## TASK OBJECTIVE
All of the data should be output character for character, except the pictures.

## DATA SEGMENT
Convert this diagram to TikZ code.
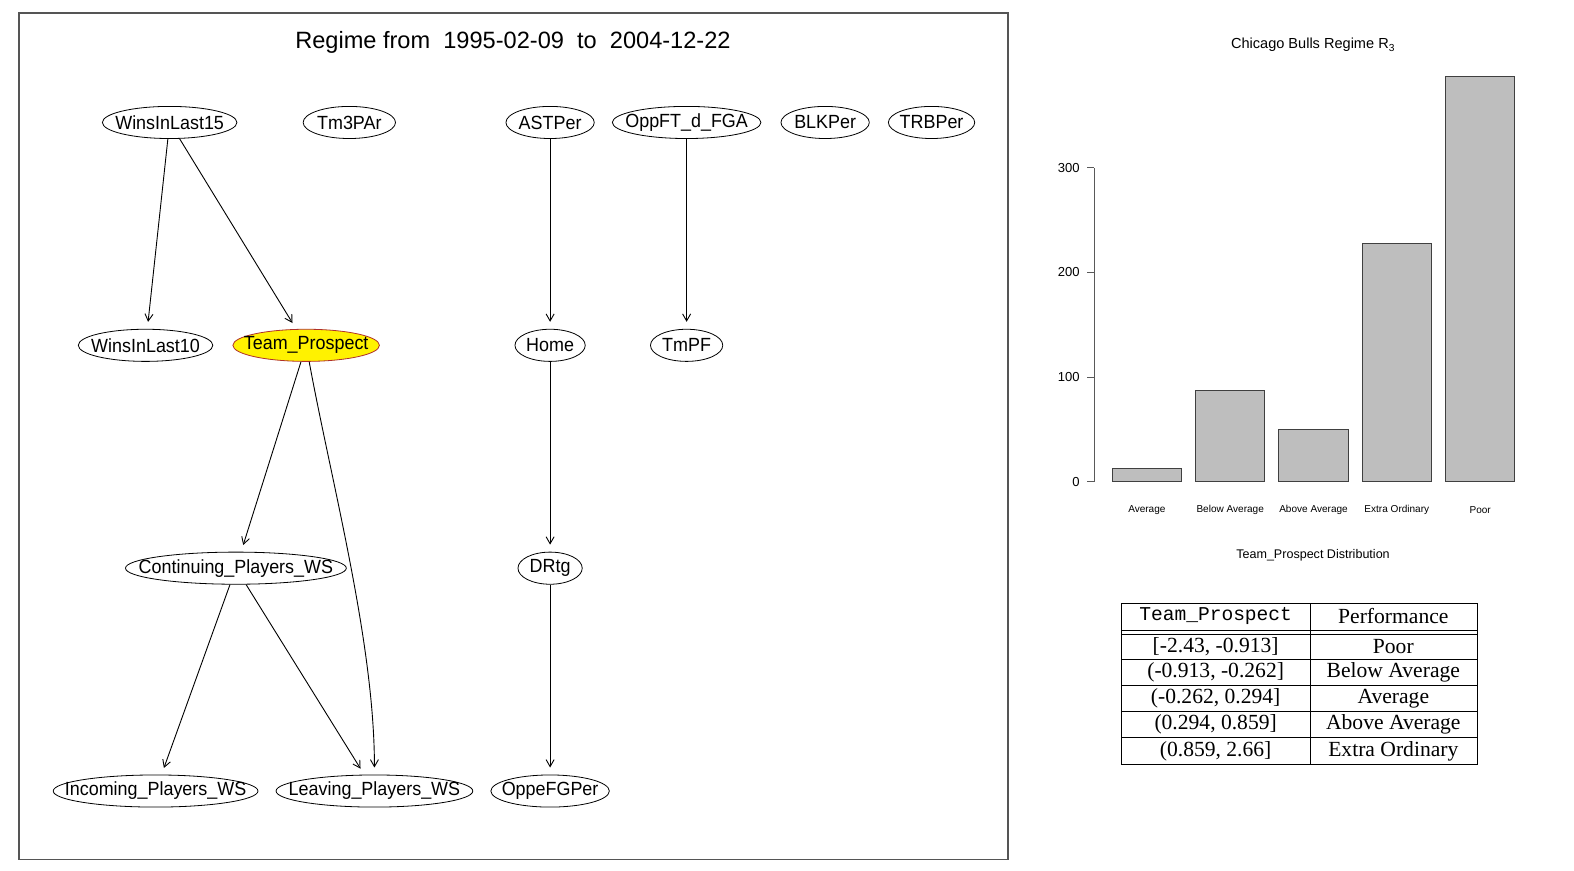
\documentclass[tikz,border=0pt]{standalone}
\usepackage{fontspec}
\setsansfont{Liberation Sans}
\newfontfamily\codefont{Liberation Mono}
\newfontfamily\tablefont{Liberation Serif}
\usetikzlibrary{arrows.meta,shapes.geometric}
\definecolor{bargray}{HTML}{BEBEBE}
\definecolor{framegray}{HTML}{555555}
\definecolor{prospectred}{HTML}{B0302A}
\newcommand{\vname}[1]{\makebox[0pt]{\scalebox{0.94}[1]{#1}}}

\begin{document}
\begin{tikzpicture}[x=1pt, y=-1pt,
  var/.style={ellipse, draw, inner sep=0pt, minimum height=32pt, line width=0.8pt,
              font=\sffamily\fontsize{19}{21}\selectfont},
  edge/.style={-{Straight Barb[length=7pt,width=8pt]}, line width=0.9pt, shorten >=7pt},
  bar/.style={draw=black!75, fill=bargray, line width=0.8pt},
  ticklbl/.style={font=\sffamily\fontsize{13}{15}\selectfont, anchor=east},
  barlbl/.style={font=\sffamily\fontsize{10}{12}\selectfont},
  cell/.style={font=\tablefont\fontsize{21.5}{23}\selectfont}]
  \useasboundingbox (0,0) rectangle (1568,867);
  % left panel: network of the regime
  \draw[framegray, line width=1.5pt] (19,13) rectangle (1004,856);
  \node[font=\sffamily\fontsize{23.5}{25}\selectfont] (title) at (511,42)
    {Regime from\ \ 1995-02-09\ \ to\ \ 2004-12-22};
  \node[var, minimum width=134pt] (w15) at (169,122) {\vname{WinsInLast15}};
  \node[var, minimum width=92pt] (tm3) at (348,122) {\vname{Tm3PAr}};
  \node[var, minimum width=88pt] (ast) at (548,122) {\vname{ASTPer}};
  \node[var, minimum width=148pt] (oppft) at (684,122) {\vname{OppFT\_d\_FGA}};
  \node[var, minimum width=88pt] (blk) at (822,122) {\vname{BLKPer}};
  \node[var, minimum width=86pt] (trb) at (928,122) {\vname{TRBPer}};
  \node[var, minimum width=134pt] (w10) at (145,344) {\vname{WinsInLast10}};
  \node[var, minimum width=146pt, fill=yellow, draw=prospectred] (tp) at (305,344) {\vname{Team\_Prospect}};
  \node[var, minimum width=70pt] (home) at (548,344) {\vname{Home}};
  \node[var, minimum width=72pt] (tmpf) at (684,344) {\vname{TmPF}};
  \node[var, minimum width=220pt] (cont) at (235,566) {\vname{Continuing\_Players\_WS}};
  \node[var, minimum width=64pt] (drtg) at (548,566) {\vname{DRtg}};
  \node[var, minimum width=204pt] (inc) at (155,788) {\vname{Incoming\_Players\_WS}};
  \node[var, minimum width=196pt] (leave) at (373,788) {\vname{Leaving\_Players\_WS}};
  \node[var, minimum width=118pt] (oppe) at (548,788) {\vname{OppeFGPer}};
  \draw[edge] (w15) -- (w10);
  \draw[edge] (w15) -- (tp);
  \draw[edge] (ast) -- (home);
  \draw[edge] (oppft) -- (tmpf);
  \draw[edge] (tp) -- (cont);
  \draw[edge] (tp) .. controls (330,480) and (373,640) .. (leave);
  \draw[edge] (home) -- (drtg);
  \draw[edge] (cont) -- (inc);
  \draw[edge] (cont) -- (leave);
  \draw[edge] (drtg) -- (oppe);
  % right panel: bar chart
  \node[font=\sffamily\fontsize{14.5}{16}\selectfont] (charttitle) at (1308,45)
    {Chicago Bulls Regime R\textsubscript{3}};
  \begin{scope}[yshift=-480pt, y=1.0433pt]
    \draw[black!65, line width=0.8pt] (1090,0) -- (1090,300);
    \foreach \v in {0,100,200,300} {
      \draw[black!65, line width=0.8pt] (1083,\v) -- (1090,\v);
      \node[ticklbl] (tick\v) at (1079,\v) {\v};
    }
    \foreach \lab/\val [count=\i] in {Average/13, Below Average/87, Above Average/50,
                                     Extra Ordinary/228, Poor/387} {
      \draw[bar] (1025+83*\i,0) rectangle ++(69,\val);
      \node[barlbl] (bar\i) at (1059.5+83*\i,-27) {\lab};
    }
  \end{scope}
  \node[font=\sffamily\fontsize{12.5}{14}\selectfont] (xlabel) at (1308,553) {Team\_Prospect Distribution};
  % table of the categories
  \draw[line width=0.8pt] (1117,601) rectangle (1472,761);
  \draw[line width=0.8pt] (1305,601) -- (1305,761);
  \foreach \y in {628,632,657,683,709,735}
    \draw[line width=0.8pt] (1117,\y) -- (1472,\y);
  \node[font=\codefont\fontsize{19.5}{22}\selectfont] (hdrange) at (1211,614) {Team\_Prospect};
  \node[cell] (hdperf) at (1388,614) {Performance};
  \node[cell] (rg1) at (1211,644) {[-2.43, -0.913]};
  \node[cell] (pf1) at (1388,644) {Poor};
  \node[cell] (rg2) at (1211,670) {(-0.913, -0.262]};
  \node[cell] (pf2) at (1388,670) {Below Average};
  \node[cell] (rg3) at (1211,696) {(-0.262, 0.294]};
  \node[cell] (pf3) at (1388,696) {Average};
  \node[cell] (rg4) at (1211,722) {(0.294, 0.859]};
  \node[cell] (pf4) at (1388,722) {Above Average};
  \node[cell] (rg5) at (1211,748) {(0.859, 2.66]};
  \node[cell] (pf5) at (1388,748) {Extra Ordinary};
\end{tikzpicture}
\end{document}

## EXERCISE ANSWER
Convert this diagram to TikZ code.
\documentclass[tikz,border=0pt]{standalone}
\usepackage{fontspec}
\setsansfont{Liberation Sans}
\newfontfamily\codefont{Liberation Mono}
\newfontfamily\tablefont{Liberation Serif}
\usetikzlibrary{arrows.meta,shapes.geometric}
\definecolor{bargray}{HTML}{BEBEBE}
\definecolor{framegray}{HTML}{555555}
\definecolor{prospectred}{HTML}{B0302A}
\newcommand{\vname}[1]{\makebox[0pt]{\scalebox{0.94}[1]{#1}}}

\begin{document}
\begin{tikzpicture}[x=1pt, y=-1pt,
  var/.style={ellipse, draw, inner sep=0pt, minimum height=32pt, line width=0.8pt,
              font=\sffamily\fontsize{19}{21}\selectfont},
  edge/.style={-{Straight Barb[length=7pt,width=8pt]}, line width=0.9pt, shorten >=7pt},
  bar/.style={draw=black!75, fill=bargray, line width=0.8pt},
  ticklbl/.style={font=\sffamily\fontsize{13}{15}\selectfont, anchor=east},
  barlbl/.style={font=\sffamily\fontsize{10}{12}\selectfont},
  cell/.style={font=\tablefont\fontsize{21.5}{23}\selectfont}]
  \useasboundingbox (0,0) rectangle (1568,867);
  % left panel: network of the regime
  \draw[framegray, line width=1.5pt] (19,13) rectangle (1004,856);
  \node[font=\sffamily\fontsize{23.5}{25}\selectfont] (title) at (511,42)
    {Regime from\ \ 1995-02-09\ \ to\ \ 2004-12-22};
  \node[var, minimum width=134pt] (w15) at (169,122) {\vname{WinsInLast15}};
  \node[var, minimum width=92pt] (tm3) at (348,122) {\vname{Tm3PAr}};
  \node[var, minimum width=88pt] (ast) at (548,122) {\vname{ASTPer}};
  \node[var, minimum width=148pt] (oppft) at (684,122) {\vname{OppFT\_d\_FGA}};
  \node[var, minimum width=88pt] (blk) at (822,122) {\vname{BLKPer}};
  \node[var, minimum width=86pt] (trb) at (928,122) {\vname{TRBPer}};
  \node[var, minimum width=134pt] (w10) at (145,344) {\vname{WinsInLast10}};
  \node[var, minimum width=146pt, fill=yellow, draw=prospectred] (tp) at (305,344) {\vname{Team\_Prospect}};
  \node[var, minimum width=70pt] (home) at (548,344) {\vname{Home}};
  \node[var, minimum width=72pt] (tmpf) at (684,344) {\vname{TmPF}};
  \node[var, minimum width=220pt] (cont) at (235,566) {\vname{Continuing\_Players\_WS}};
  \node[var, minimum width=64pt] (drtg) at (548,566) {\vname{DRtg}};
  \node[var, minimum width=204pt] (inc) at (155,788) {\vname{Incoming\_Players\_WS}};
  \node[var, minimum width=196pt] (leave) at (373,788) {\vname{Leaving\_Players\_WS}};
  \node[var, minimum width=118pt] (oppe) at (548,788) {\vname{OppeFGPer}};
  \draw[edge] (w15) -- (w10);
  \draw[edge] (w15) -- (tp);
  \draw[edge] (ast) -- (home);
  \draw[edge] (oppft) -- (tmpf);
  \draw[edge] (tp) -- (cont);
  \draw[edge] (tp) .. controls (330,480) and (373,640) .. (leave);
  \draw[edge] (home) -- (drtg);
  \draw[edge] (cont) -- (inc);
  \draw[edge] (cont) -- (leave);
  \draw[edge] (drtg) -- (oppe);
  % right panel: bar chart
  \node[font=\sffamily\fontsize{14.5}{16}\selectfont] (charttitle) at (1308,45)
    {Chicago Bulls Regime R\textsubscript{3}};
  \begin{scope}[yshift=-480pt, y=1.0433pt]
    \draw[black!65, line width=0.8pt] (1090,0) -- (1090,300);
    \foreach \v in {0,100,200,300} {
      \draw[black!65, line width=0.8pt] (1083,\v) -- (1090,\v);
      \node[ticklbl] (tick\v) at (1079,\v) {\v};
    }
    \foreach \lab/\val [count=\i] in {Average/13, Below Average/87, Above Average/50,
                                     Extra Ordinary/228, Poor/387} {
      \draw[bar] (1025+83*\i,0) rectangle ++(69,\val);
      \node[barlbl] (bar\i) at (1059.5+83*\i,-27) {\lab};
    }
  \end{scope}
  \node[font=\sffamily\fontsize{12.5}{14}\selectfont] (xlabel) at (1308,553) {Team\_Prospect Distribution};
  % table of the categories
  \draw[line width=0.8pt] (1117,601) rectangle (1472,761);
  \draw[line width=0.8pt] (1305,601) -- (1305,761);
  \foreach \y in {628,632,657,683,709,735}
    \draw[line width=0.8pt] (1117,\y) -- (1472,\y);
  \node[font=\codefont\fontsize{19.5}{22}\selectfont] (hdrange) at (1211,614) {Team\_Prospect};
  \node[cell] (hdperf) at (1388,614) {Performance};
  \node[cell] (rg1) at (1211,644) {[-2.43, -0.913]};
  \node[cell] (pf1) at (1388,644) {Poor};
  \node[cell] (rg2) at (1211,670) {(-0.913, -0.262]};
  \node[cell] (pf2) at (1388,670) {Below Average};
  \node[cell] (rg3) at (1211,696) {(-0.262, 0.294]};
  \node[cell] (pf3) at (1388,696) {Average};
  \node[cell] (rg4) at (1211,722) {(0.294, 0.859]};
  \node[cell] (pf4) at (1388,722) {Above Average};
  \node[cell] (rg5) at (1211,748) {(0.859, 2.66]};
  \node[cell] (pf5) at (1388,748) {Extra Ordinary};
\end{tikzpicture}
\end{document}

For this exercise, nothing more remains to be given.